↓↓↓

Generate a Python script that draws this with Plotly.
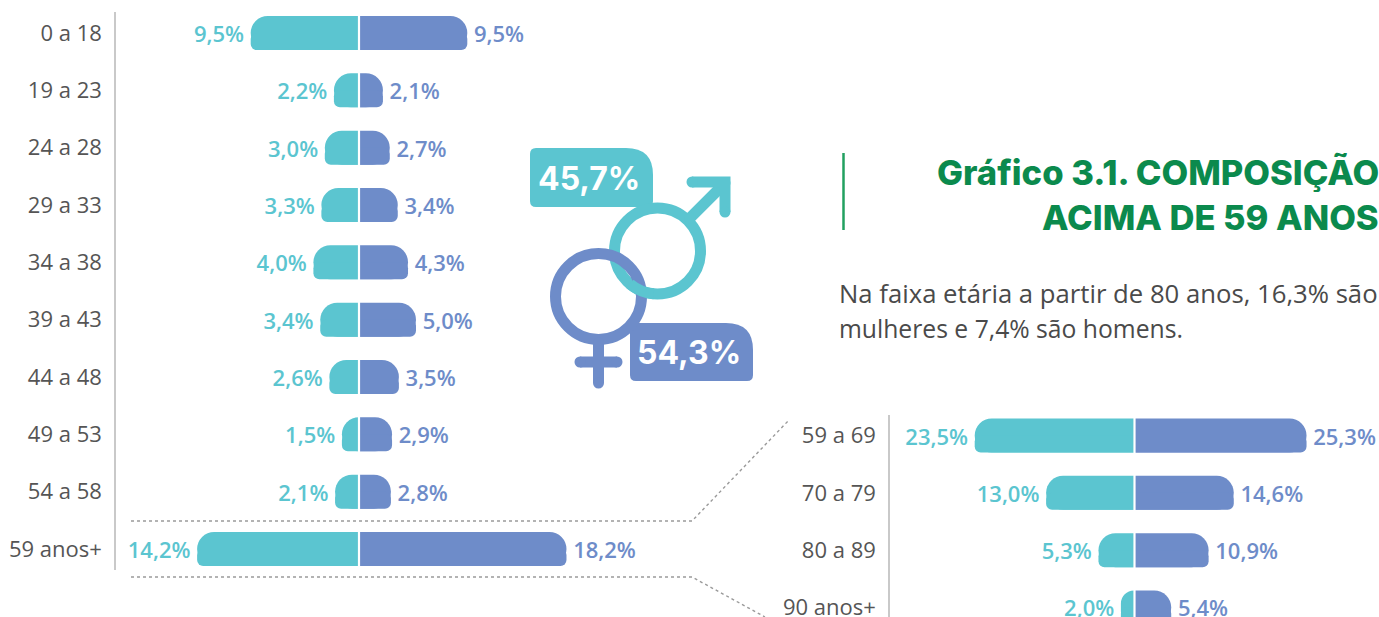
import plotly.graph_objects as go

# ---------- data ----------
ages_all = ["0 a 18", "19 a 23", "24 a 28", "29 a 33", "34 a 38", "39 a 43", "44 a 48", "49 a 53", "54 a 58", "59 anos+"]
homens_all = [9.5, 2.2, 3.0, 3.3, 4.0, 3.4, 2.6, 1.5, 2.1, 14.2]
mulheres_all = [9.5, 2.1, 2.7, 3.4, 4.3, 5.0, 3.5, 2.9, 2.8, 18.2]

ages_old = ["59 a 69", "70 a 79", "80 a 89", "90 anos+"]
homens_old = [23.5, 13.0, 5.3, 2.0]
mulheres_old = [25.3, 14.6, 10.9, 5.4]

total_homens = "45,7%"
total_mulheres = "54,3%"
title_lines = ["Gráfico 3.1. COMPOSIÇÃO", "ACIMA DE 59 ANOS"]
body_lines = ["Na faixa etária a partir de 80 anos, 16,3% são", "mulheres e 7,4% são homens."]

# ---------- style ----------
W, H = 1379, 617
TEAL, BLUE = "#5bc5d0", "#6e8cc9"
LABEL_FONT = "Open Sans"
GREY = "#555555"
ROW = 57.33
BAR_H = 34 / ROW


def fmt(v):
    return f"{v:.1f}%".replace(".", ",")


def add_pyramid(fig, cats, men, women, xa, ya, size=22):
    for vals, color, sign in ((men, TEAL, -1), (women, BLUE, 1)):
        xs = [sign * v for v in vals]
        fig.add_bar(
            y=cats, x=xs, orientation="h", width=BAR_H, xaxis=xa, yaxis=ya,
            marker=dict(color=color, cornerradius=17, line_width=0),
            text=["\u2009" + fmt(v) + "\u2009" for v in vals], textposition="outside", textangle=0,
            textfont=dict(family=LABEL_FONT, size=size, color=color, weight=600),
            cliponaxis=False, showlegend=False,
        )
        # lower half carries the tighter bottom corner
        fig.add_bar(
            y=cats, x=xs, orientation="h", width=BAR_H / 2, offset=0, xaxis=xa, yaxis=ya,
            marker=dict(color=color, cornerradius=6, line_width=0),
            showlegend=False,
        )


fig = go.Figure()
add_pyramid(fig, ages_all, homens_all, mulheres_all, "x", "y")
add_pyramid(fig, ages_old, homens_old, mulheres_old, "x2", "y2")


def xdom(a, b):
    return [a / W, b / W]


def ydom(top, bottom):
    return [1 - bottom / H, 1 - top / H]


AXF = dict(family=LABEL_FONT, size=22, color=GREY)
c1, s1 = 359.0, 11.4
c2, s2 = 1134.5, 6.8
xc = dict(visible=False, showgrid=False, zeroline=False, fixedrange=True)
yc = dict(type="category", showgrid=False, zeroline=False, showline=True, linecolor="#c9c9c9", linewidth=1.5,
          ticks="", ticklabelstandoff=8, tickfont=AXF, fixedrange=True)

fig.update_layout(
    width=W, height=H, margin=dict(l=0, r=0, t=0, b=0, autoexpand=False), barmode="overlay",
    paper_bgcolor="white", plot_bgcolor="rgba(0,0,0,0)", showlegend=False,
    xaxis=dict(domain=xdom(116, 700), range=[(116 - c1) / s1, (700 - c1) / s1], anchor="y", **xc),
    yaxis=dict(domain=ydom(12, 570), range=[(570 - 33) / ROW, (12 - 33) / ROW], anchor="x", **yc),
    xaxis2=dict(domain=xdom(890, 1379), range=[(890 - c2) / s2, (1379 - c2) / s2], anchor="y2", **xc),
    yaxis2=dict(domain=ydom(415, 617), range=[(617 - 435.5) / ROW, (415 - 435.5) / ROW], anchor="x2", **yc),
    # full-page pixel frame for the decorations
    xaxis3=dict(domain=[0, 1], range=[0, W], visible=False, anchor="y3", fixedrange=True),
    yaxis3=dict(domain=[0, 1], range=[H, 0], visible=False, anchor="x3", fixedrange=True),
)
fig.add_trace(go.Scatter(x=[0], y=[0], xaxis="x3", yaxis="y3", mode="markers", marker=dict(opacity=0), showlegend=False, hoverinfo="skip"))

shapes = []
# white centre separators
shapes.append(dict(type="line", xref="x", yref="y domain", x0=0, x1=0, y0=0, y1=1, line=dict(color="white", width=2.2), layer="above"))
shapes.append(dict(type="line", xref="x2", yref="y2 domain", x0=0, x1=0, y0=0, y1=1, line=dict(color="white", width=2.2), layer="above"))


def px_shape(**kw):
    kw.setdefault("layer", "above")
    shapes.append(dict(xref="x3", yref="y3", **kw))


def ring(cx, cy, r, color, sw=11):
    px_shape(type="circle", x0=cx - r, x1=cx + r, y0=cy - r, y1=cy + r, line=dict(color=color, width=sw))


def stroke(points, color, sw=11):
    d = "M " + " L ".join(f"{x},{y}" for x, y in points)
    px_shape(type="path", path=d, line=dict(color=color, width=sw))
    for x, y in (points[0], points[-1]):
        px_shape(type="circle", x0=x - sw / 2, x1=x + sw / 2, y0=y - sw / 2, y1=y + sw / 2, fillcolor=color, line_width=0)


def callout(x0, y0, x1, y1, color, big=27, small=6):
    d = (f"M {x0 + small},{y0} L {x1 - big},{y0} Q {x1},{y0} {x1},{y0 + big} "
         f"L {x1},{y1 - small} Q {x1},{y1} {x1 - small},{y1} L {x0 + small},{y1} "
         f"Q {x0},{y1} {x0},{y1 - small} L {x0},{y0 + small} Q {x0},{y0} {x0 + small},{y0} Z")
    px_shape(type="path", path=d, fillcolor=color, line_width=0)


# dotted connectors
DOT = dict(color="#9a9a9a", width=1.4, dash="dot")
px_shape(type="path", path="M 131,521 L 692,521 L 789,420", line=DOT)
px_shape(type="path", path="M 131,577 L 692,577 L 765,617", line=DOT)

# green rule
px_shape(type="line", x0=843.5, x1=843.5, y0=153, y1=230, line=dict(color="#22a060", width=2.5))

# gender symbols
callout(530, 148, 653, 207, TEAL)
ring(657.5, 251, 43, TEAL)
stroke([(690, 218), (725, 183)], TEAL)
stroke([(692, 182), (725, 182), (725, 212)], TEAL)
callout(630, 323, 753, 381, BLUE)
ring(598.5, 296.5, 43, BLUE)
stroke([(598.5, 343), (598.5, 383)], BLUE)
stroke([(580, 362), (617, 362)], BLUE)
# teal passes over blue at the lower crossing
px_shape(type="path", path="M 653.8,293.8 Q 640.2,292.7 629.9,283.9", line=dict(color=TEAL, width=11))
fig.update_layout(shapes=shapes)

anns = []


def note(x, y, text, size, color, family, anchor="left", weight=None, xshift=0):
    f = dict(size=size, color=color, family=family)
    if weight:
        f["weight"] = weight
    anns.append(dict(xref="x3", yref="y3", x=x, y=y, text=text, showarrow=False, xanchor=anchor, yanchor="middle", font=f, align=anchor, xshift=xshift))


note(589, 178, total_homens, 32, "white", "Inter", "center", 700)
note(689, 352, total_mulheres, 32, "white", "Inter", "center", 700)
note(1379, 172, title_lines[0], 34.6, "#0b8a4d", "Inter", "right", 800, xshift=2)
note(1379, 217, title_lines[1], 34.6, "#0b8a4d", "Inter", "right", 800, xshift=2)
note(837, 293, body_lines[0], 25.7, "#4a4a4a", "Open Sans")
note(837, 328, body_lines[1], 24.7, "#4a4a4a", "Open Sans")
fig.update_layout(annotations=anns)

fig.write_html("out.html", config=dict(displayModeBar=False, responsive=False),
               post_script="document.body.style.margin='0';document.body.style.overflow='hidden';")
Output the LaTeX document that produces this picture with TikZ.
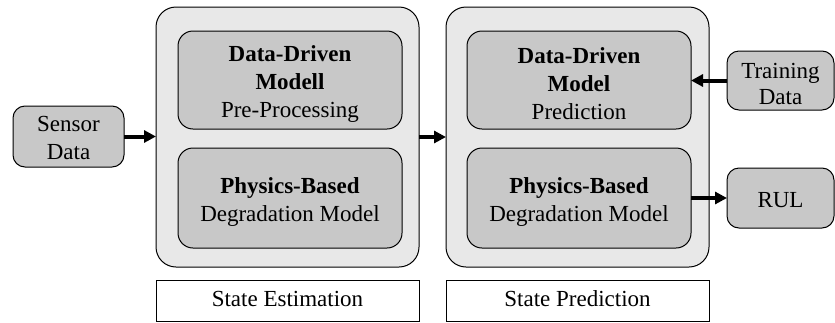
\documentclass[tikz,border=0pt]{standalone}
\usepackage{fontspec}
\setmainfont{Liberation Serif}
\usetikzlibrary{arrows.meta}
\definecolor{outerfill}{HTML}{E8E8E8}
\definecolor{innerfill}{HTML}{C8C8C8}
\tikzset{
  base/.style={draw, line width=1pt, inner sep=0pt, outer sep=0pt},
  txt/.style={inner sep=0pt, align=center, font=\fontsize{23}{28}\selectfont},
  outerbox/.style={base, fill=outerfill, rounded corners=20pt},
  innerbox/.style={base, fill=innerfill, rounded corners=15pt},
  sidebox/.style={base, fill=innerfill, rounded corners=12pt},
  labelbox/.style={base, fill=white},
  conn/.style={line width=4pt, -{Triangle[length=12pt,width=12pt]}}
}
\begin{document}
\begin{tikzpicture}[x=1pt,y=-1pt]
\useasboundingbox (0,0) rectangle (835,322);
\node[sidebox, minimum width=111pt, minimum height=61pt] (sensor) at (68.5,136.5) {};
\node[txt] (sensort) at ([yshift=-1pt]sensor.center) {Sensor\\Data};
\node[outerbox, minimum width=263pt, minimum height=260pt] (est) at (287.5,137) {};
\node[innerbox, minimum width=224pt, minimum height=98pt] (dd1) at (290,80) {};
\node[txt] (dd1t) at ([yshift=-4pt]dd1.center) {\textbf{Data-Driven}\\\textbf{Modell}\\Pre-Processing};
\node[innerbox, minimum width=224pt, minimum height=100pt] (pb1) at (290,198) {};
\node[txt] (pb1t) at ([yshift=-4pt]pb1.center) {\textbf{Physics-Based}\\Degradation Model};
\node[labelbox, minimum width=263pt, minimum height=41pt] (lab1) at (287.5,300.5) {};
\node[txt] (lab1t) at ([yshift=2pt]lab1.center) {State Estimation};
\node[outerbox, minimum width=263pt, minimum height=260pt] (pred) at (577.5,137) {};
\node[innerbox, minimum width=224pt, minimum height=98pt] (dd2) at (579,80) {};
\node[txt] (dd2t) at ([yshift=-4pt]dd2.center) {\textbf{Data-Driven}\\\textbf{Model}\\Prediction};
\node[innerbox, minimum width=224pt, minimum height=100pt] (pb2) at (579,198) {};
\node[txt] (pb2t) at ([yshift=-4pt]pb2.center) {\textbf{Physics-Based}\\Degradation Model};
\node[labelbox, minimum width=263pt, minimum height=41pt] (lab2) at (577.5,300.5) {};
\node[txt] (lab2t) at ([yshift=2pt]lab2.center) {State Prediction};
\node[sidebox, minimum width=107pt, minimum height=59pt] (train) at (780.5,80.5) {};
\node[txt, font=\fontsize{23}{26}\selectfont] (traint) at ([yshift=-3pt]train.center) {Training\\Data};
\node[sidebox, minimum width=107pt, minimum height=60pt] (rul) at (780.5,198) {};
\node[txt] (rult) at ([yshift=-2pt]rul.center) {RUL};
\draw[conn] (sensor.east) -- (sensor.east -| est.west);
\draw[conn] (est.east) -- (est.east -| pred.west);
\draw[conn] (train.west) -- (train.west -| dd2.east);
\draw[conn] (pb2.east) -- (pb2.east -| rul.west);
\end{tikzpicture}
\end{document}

↑↑↑

Given task
Only the lines from the start of the entries above to the line containing "mulheres_old = [25.3, 14.6, 10.9, 5.4]" are to be given again, exactly and with both ends included; pictures are excluded.

Full output
Generate a Python script that draws this with Plotly.
import plotly.graph_objects as go

# ---------- data ----------
ages_all = ["0 a 18", "19 a 23", "24 a 28", "29 a 33", "34 a 38", "39 a 43", "44 a 48", "49 a 53", "54 a 58", "59 anos+"]
homens_all = [9.5, 2.2, 3.0, 3.3, 4.0, 3.4, 2.6, 1.5, 2.1, 14.2]
mulheres_all = [9.5, 2.1, 2.7, 3.4, 4.3, 5.0, 3.5, 2.9, 2.8, 18.2]

ages_old = ["59 a 69", "70 a 79", "80 a 89", "90 anos+"]
homens_old = [23.5, 13.0, 5.3, 2.0]
mulheres_old = [25.3, 14.6, 10.9, 5.4]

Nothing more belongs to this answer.